Even in the often-conservative financial industry, nearly every major player allows individual developers to access data streams and data sets. For example, Visa and MasterCard have dedicated developer sites where dozens of APIs can be accessed.
The ease of use and depth of these sites are some of the most prominent examples of an industry trend more than a decade in the making.
Traditionally, finance and payment companies jealously guarded access to test their functionality. Access to this information required close relationships with companies – something that was traditionally available only to large, established players. The importance of this change is hard to overstate. We are at a point now with payments similar to when Facebook opened its platform to developers almost ten years ago, spawning an entire ecosystem of applications both on and off of the site.
Companies are now providing open data sets to potential and current developers, lowering the barriers of entry and encouraging innovation. These developer tools and sandboxes eliminate the need for hosting feeds and other batch infrastructure, allowing developers to simply start building a new application with nothing more than an Amazon Web Services account.
Additional payment specific elements no longer need to be built from scratch – they are available on demand. Need to take payment? Sign up for a Stripe account. Need instant messaging in your application? Twillo adds texts messaging capabilities for a fraction of a cent. Need to issue cards of your own? Marqeta can make that happen. We are now in a position where it’s easier for developers to create faster, more customizable, and flexible payment products. The only limits are starting to be ones of imagination, rather than technology and access.
Now that this transformation is in place, change is now in the hands of the community. We are beginning to see innovation from unexpected areas, either from developments far from traditional programming hubs in Silicon Valley or from small teams creating products in their off hours. Development and deployment times are reducing, allowing products to come to market quicker once a need is met. It also allows for more frequent iterations – meaning programmers can be responsive to positive or negative feedback from users in real-time.
The opportunity for payment innovation is immense. For developers building products that require cards, whether it is virtual, physical, or mobile, there is now an easy and quick way to integrate into your applications. Examples include e-commerce enablement or business-to-business payables with virtual cards, a new card plastic for contract workers to receive immediate payments, or instant issuance into a digital wallet directly from an app.

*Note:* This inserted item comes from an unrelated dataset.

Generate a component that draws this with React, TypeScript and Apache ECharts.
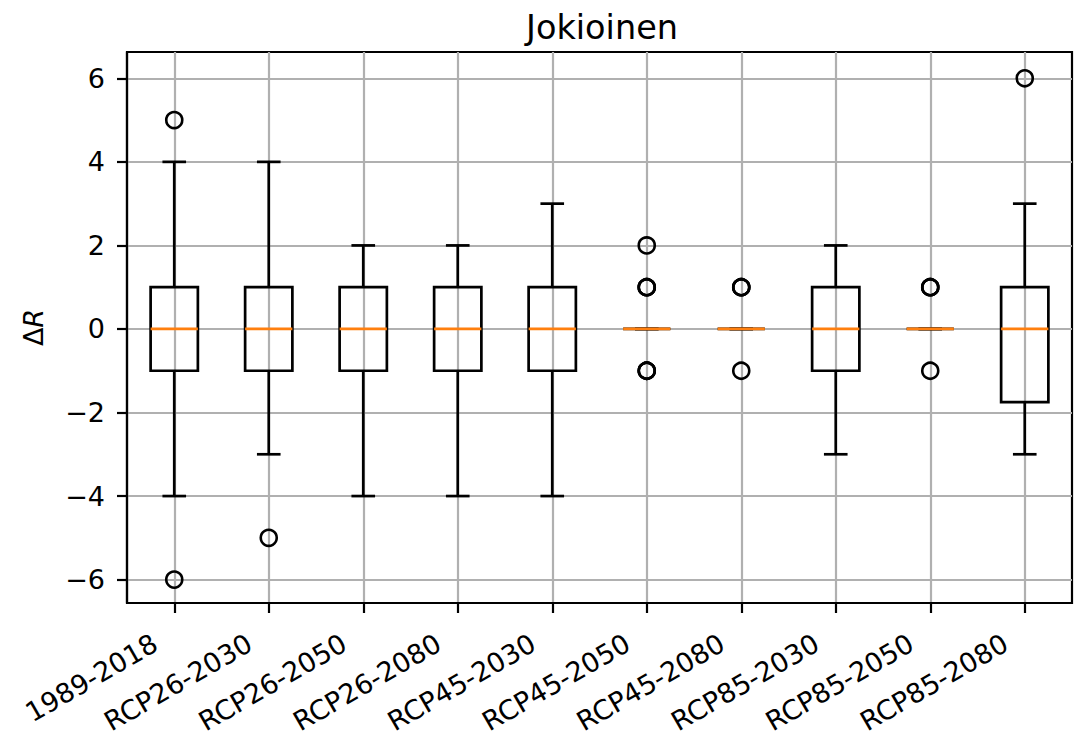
import React, { useEffect, useRef } from "react";
import * as echarts from "echarts";

const categories = [
  "1989-2018",
  "RCP26-2030",
  "RCP26-2050",
  "RCP26-2080",
  "RCP45-2030",
  "RCP45-2050",
  "RCP45-2080",
  "RCP85-2030",
  "RCP85-2050",
  "RCP85-2080",
];
const whiskerLow = [-4, -3, -4, -4, -4, 0, 0, -3, 0, -3];
const q1 = [-1, -1, -1, -1, -1, 0, 0, -1, 0, -1.75];
const medians = [0, 0, 0, 0, 0, 0, 0, 0, 0, 0];
const q3 = [1, 1, 1, 1, 1, 0, 0, 1, 0, 1];
const whiskerHigh = [4, 4, 2, 2, 3, 0, 0, 2, 0, 3];
// [category index (0-based), value]; repeated values are overlapping fliers
const outliers: [number, number][] = [
  [0, 5], [0, -6],
  [1, -5],
  [5, 2], [5, 1], [5, 1], [5, 1], [5, -1], [5, -1], [5, -1],
  [6, 1], [6, 1], [6, 1], [6, -1],
  [8, 1], [8, 1], [8, 1], [8, -1],
  [9, 6],
];
const yTicks = [-6, -4, -2, 0, 2, 4, 6];
const xTicks = categories.map((_, i) => i + 1);

const FONT = "DejaVu Sans";
const LW = 2.7;
const FS = 27;

export default function App() {
  const ref = useRef<HTMLDivElement>(null);
  useEffect(() => {
    if (!ref.current) return;
    const chart = echarts.init(ref.current, null, { renderer: "svg" });
    const boxData = categories.map((_, i) => [
      i + 1,
      whiskerLow[i],
      q1[i],
      medians[i],
      q3[i],
      whiskerHigh[i],
    ]);
    const option: any = {
      animation: false,
      backgroundColor: "#fff",
      title: {
        text: "Jokioinen",
        left: 597,
        textAlign: "center",
        top: 5,
        textStyle: { fontFamily: FONT, fontSize: 33.5, fontWeight: "normal", color: "#000" },
      },
      grid: {
        left: 127,
        right: 17,
        top: 52,
        bottom: 134,
        outerBoundsMode: "none",
        containLabel: false,
        show: true,
        borderColor: "#000",
        borderWidth: 2.2,
        backgroundColor: "transparent",
      },
      xAxis: {
        type: "value",
        min: 0.5,
        max: 10.5,
        axisLine: { show: true, onZero: false, lineStyle: { color: "#000", width: 2.2 } },
        axisTick: {
          show: true,
          customValues: xTicks,
          length: 10,
          lineStyle: { color: "#000", width: 2.2 },
        },
        axisLabel: {
          customValues: xTicks,
          rotate: 30,
          margin: 27,
          padding: [0, 22, 0, 0],
          fontFamily: FONT,
          fontSize: FS,
          color: "#000",
          formatter: (v: number) => categories[Math.round(v) - 1] ?? "",
        },
        splitLine: { show: true, lineStyle: { color: "#b0b0b0", width: 2.2 } },
      },
      yAxis: {
        type: "value",
        min: -6.56,
        max: 6.63,
        name: "{d|Δ}{r|R}",
        nameLocation: "middle",
        nameGap: 80,
        nameTextStyle: {
          fontFamily: FONT,
          fontSize: FS,
          color: "#000",
          rich: {
            d: { fontFamily: FONT, fontSize: FS, color: "#000" },
            r: { fontFamily: FONT, fontSize: FS, fontStyle: "italic", color: "#000" },
          },
        },
        axisLine: { show: true, onZero: false, lineStyle: { color: "#000", width: 2.2 } },
        axisTick: {
          show: true,
          customValues: yTicks,
          length: 10,
          lineStyle: { color: "#000", width: 2.2 },
        },
        axisLabel: {
          customValues: yTicks,
          margin: 22,
          fontFamily: FONT,
          fontSize: FS,
          color: "#000",
          formatter: (v: number) => String(v).replace("-", "\u2212"),
        },
        splitLine: { show: true, lineStyle: { color: "#b0b0b0", width: 2.2 } },
      },
      series: [
        {
          type: "custom",
          data: boxData,
          z: 3,
          renderItem: (params: any, api: any) => {
            const x = api.value(0);
            const lo = api.value(1);
            const a = api.value(2);
            const m = api.value(3);
            const b = api.value(4);
            const hi = api.value(5);
            const half = api.size([0.5, 0])[0] / 2;
            const capHalf = half / 2;
            const pLo = api.coord([x, lo]);
            const pA = api.coord([x, a]);
            const pM = api.coord([x, m]);
            const pB = api.coord([x, b]);
            const pHi = api.coord([x, hi]);
            const cx = pM[0];
            const stroke = { stroke: "#000", lineWidth: LW, fill: "none" };
            return {
              type: "group",
              children: [
                { type: "line", shape: { x1: cx, y1: pA[1], x2: cx, y2: pLo[1] }, style: stroke },
                { type: "line", shape: { x1: cx, y1: pB[1], x2: cx, y2: pHi[1] }, style: stroke },
                { type: "line", shape: { x1: cx - capHalf, y1: pLo[1], x2: cx + capHalf, y2: pLo[1] }, style: stroke },
                { type: "line", shape: { x1: cx - capHalf, y1: pHi[1], x2: cx + capHalf, y2: pHi[1] }, style: stroke },
                {
                  type: "polygon",
                  shape: {
                    points: [
                      [cx - half, pA[1]],
                      [cx + half, pA[1]],
                      [cx + half, pB[1]],
                      [cx - half, pB[1]],
                    ],
                  },
                  style: stroke,
                },
                {
                  type: "line",
                  shape: { x1: cx - half, y1: pM[1], x2: cx + half, y2: pM[1] },
                  style: { stroke: "#ff7f0e", lineWidth: LW },
                },
              ],
            };
          },
        },
        {
          type: "scatter",
          z: 4,
          data: outliers.map(([i, v]) => [i + 1, v]),
          symbol: "circle",
          symbolSize: 16,
          itemStyle: { color: "rgba(0,0,0,0)", borderColor: "#000", borderWidth: 2.6, opacity: 1 },
        },
      ],
    };
    chart.setOption(option);
    return () => chart.dispose();
  }, []);
  return <div ref={ref} style={{ width: 1089, height: 737, position: "absolute", left: 0, top: 0 }} />;
}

Major players in the payment industry will continue to support these initiatives. For the issuers, the number one measure of success is transactions. New and innovative APIs are encouraging more transactions, and ensuring that a generation raised as digital natives can buy and spend in ways that are familiar to the ways they spend the rest of their lives. Expect APIs to continue to be an important role in developing the faster and better applications of tomorrow.